On daedalus, the init script was split into
libvirt-daemon-system-sysv. I also have libvirt-daemon-driver-qemu
installed.
Given that it works under root but not a regular user account, I'm
guessing there is some sort of permission problem somewhere.
The /etc/libvirt/*.conf files mention polkit so I'm not sure if that
is related here.

> I would boot runit and then look to see how things are different. Is
> the libvirtd running? Are there are any error messages at boot time
> around the running of those scripts. Then to further debug run those
> scripts manually. Trace them.
>
>     root@calamity:~# ll /etc/init.d/libvirtd
>     -rwxr-xr-x 1 root root 5600 Oct  1  2020 /etc/init.d/libvirtd

>
>     root@calamity:~# less /etc/init.d/libvirtd

>
>     root@calamity:~# service libvirtd status
>     Checking status of libvirt management daemon: libvirtd not running.

>
>     root@calamity:~# service libvirtd start

>
> One should normally use "service" to start and stop init scripts
> because it cleans the environment, changes directory, and so forth.
> All needed things. Of course runit also has a native interface. For
> more debugging I would run the script directly tracing it.
>
>     root@calamity:~# sh -x /etc/init.d/libvirtd

>
> That will produce a lot of shell tracing output. I can't really
> speculate more without more detail. Hopefully by looking at what it
> is doing the reason for it not doing it under runit will become
> apparent. It might be a problem with the required cgroups setup. It
> might be a different problem. Check the syslog to see what errors are
> logged there.


Thanks for that suggestion to run initscript with `sh -x`. It appears
to show an error mounting cgroups in the init script, but perhaps that
is ok because I already have cgroupfs-mount package installed for
docker and that is already mounting the cgroups.

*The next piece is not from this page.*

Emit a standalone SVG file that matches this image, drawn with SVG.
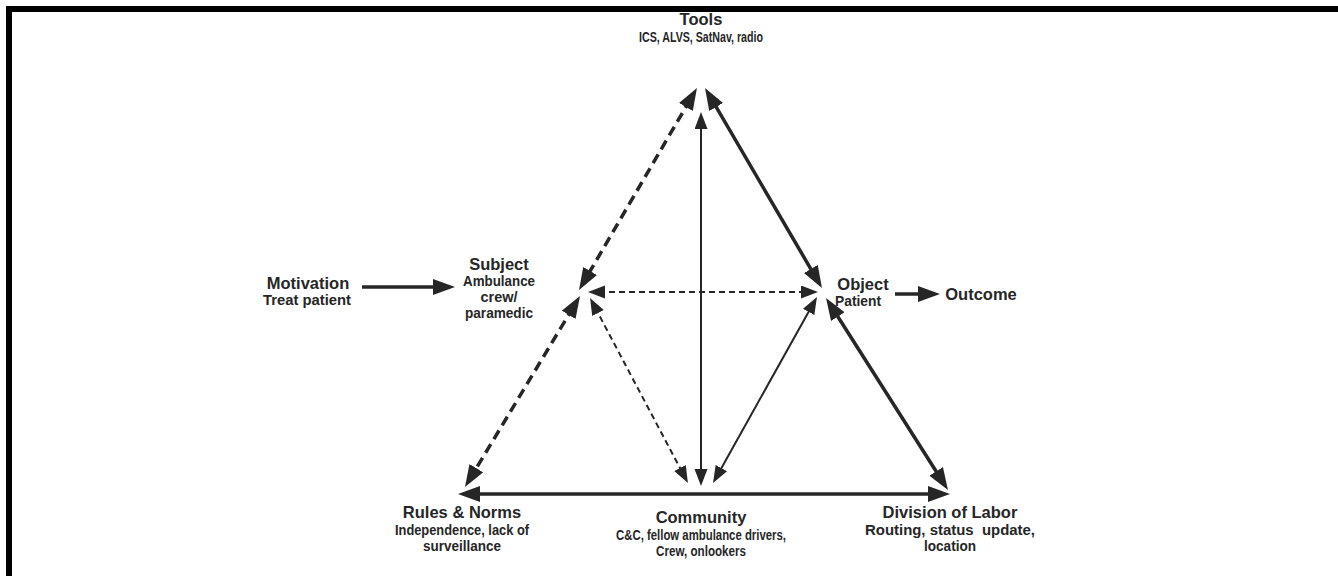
<svg xmlns="http://www.w3.org/2000/svg" width="1338" height="576" viewBox="0 0 1338 576">
<style>
.t{font-family:"Liberation Sans",Arial,sans-serif;font-weight:bold;fill:#262626;text-anchor:middle}
.h{font-size:16.5px}
.s{font-size:14.5px}
.thick{stroke:#262626;stroke-width:3.5;fill:none}
.thin{stroke:#262626;stroke-width:2;fill:none}
.d1{stroke-dasharray:10 6}
.d2{stroke-dasharray:6 4}
</style>
<defs>
<marker id="big" markerUnits="userSpaceOnUse" markerWidth="24" markerHeight="18" refX="9" refY="8" orient="auto-start-reverse"><path d="M0,0 L22,8 L0,16 z" fill="#262626"/></marker>
<marker id="sm" markerUnits="userSpaceOnUse" markerWidth="18" markerHeight="14" refX="6" refY="6.5" orient="auto-start-reverse"><path d="M0,0 L17,6.5 L0,13 z" fill="#262626"/></marker>
</defs>
<rect width="1338" height="576" fill="#fff"/>
<path d="M9,576 V9 H1338" stroke="#000" stroke-width="6" fill="none"/>
<g id="connectors">
<line class="thick d1" x1="690.4" y1="99.2" x2="585.6" y2="278.8" marker-start="url(#big)" marker-end="url(#big)"/>
<line class="thick d1" x1="573.3" y1="307.1" x2="471.7" y2="475.9" marker-start="url(#big)" marker-end="url(#big)"/>
<line class="thick" x1="711.6" y1="99.2" x2="815.4" y2="276.8" marker-start="url(#big)" marker-end="url(#big)"/>
<line class="thick" x1="833.0" y1="309.0" x2="941.0" y2="479.0" marker-start="url(#big)" marker-end="url(#big)"/>
<line class="thick" x1="471" y1="494" x2="937" y2="494" marker-start="url(#big)" marker-end="url(#big)"/>
<line class="thin" x1="701" y1="123" x2="701" y2="475" marker-start="url(#sm)" marker-end="url(#sm)"/>
<line class="thin d2" x1="599" y1="292" x2="807" y2="292" marker-start="url(#sm)" marker-end="url(#sm)"/>
<line class="thin d2" x1="595.2" y1="307.7" x2="682.8" y2="473.3" marker-start="url(#sm)" marker-end="url(#sm)"/>
<line class="thin" x1="811.6" y1="306.6" x2="718.4" y2="473.4" marker-start="url(#sm)" marker-end="url(#sm)"/>
<line class="thick" x1="362" y1="287" x2="442" y2="287" marker-end="url(#big)"/>
<line class="thick" x1="895" y1="294" x2="927" y2="294" marker-end="url(#big)"/>
</g>
<g id="tools"><text class="t h" x="701" y="25">Tools</text><text class="t s" x="701" y="42" textLength="124" lengthAdjust="spacingAndGlyphs">ICS, ALVS, SatNav, radio</text></g>
<g id="motivation"><text class="t h" x="308" y="289">Motivation</text><text class="t s" x="307" y="305" textLength="88" lengthAdjust="spacingAndGlyphs">Treat patient</text></g>
<g id="subject"><text class="t h" x="499" y="270">Subject</text><text class="t s" x="499" y="286" textLength="72" lengthAdjust="spacingAndGlyphs">Ambulance</text><text class="t s" x="499" y="302">crew/</text><text class="t s" x="499" y="318" textLength="68" lengthAdjust="spacingAndGlyphs">paramedic</text></g>
<g id="object"><text class="t h" x="863" y="290">Object</text><text class="t s" x="858" y="306" textLength="46" lengthAdjust="spacingAndGlyphs">Patient</text></g>
<g id="outcome"><text class="t h" x="981" y="300">Outcome</text></g>
<g id="rules"><text class="t h" x="462" y="518">Rules &amp; Norms</text><text class="t s" x="462" y="535" textLength="134" lengthAdjust="spacingAndGlyphs">Independence, lack of</text><text class="t s" x="462" y="551" textLength="78" lengthAdjust="spacingAndGlyphs">surveillance</text></g>
<g id="community"><text class="t h" x="701" y="523">Community</text><text class="t s" x="701" y="540" textLength="170" lengthAdjust="spacingAndGlyphs">C&amp;C, fellow ambulance drivers,</text><text class="t s" x="701" y="556" textLength="90" lengthAdjust="spacingAndGlyphs">Crew, onlookers</text></g>
<g id="division"><text class="t h" x="950" y="518">Division of Labor</text><text class="t s" x="950" y="535" xml:space="preserve" textLength="170" lengthAdjust="spacingAndGlyphs">Routing, status  update,</text><text class="t s" x="950" y="551" textLength="52" lengthAdjust="spacingAndGlyphs">location</text></g>
</svg>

Sorry for the jumbled responses, but I'm testing as I write the reply here...

Hmmmm.. I noticed the output line of:

+ check_mount_cgroup_options
+ [ ! = yes ]
+ return 1

which looked a bit suspicious. So I checked the init script and it is
reading $mount_cgroups from /etc/default/libvirtd. The value is
commented out by default so I uncommented and set:

mount_cgroups=no

because I am already mounting cgroups via the cgroupfs-mount package.

I then stopped/restarted the libvirtd service and got some better output.

+ check_mount_cgroup_options
+ [ ! no = yes ]
+ return 1

> Hope that helps!


Yes! It appears that last shell debugging of init script definitely helped.
After setting mount_cgroups=no in /etc/default/libvirtd and restarting
libvirtd service, I can now successfully run `virsh list` and
`virt-manager` from my regular user account!

>
> Bob


Thanks for your assistance on this weird problem!

Tom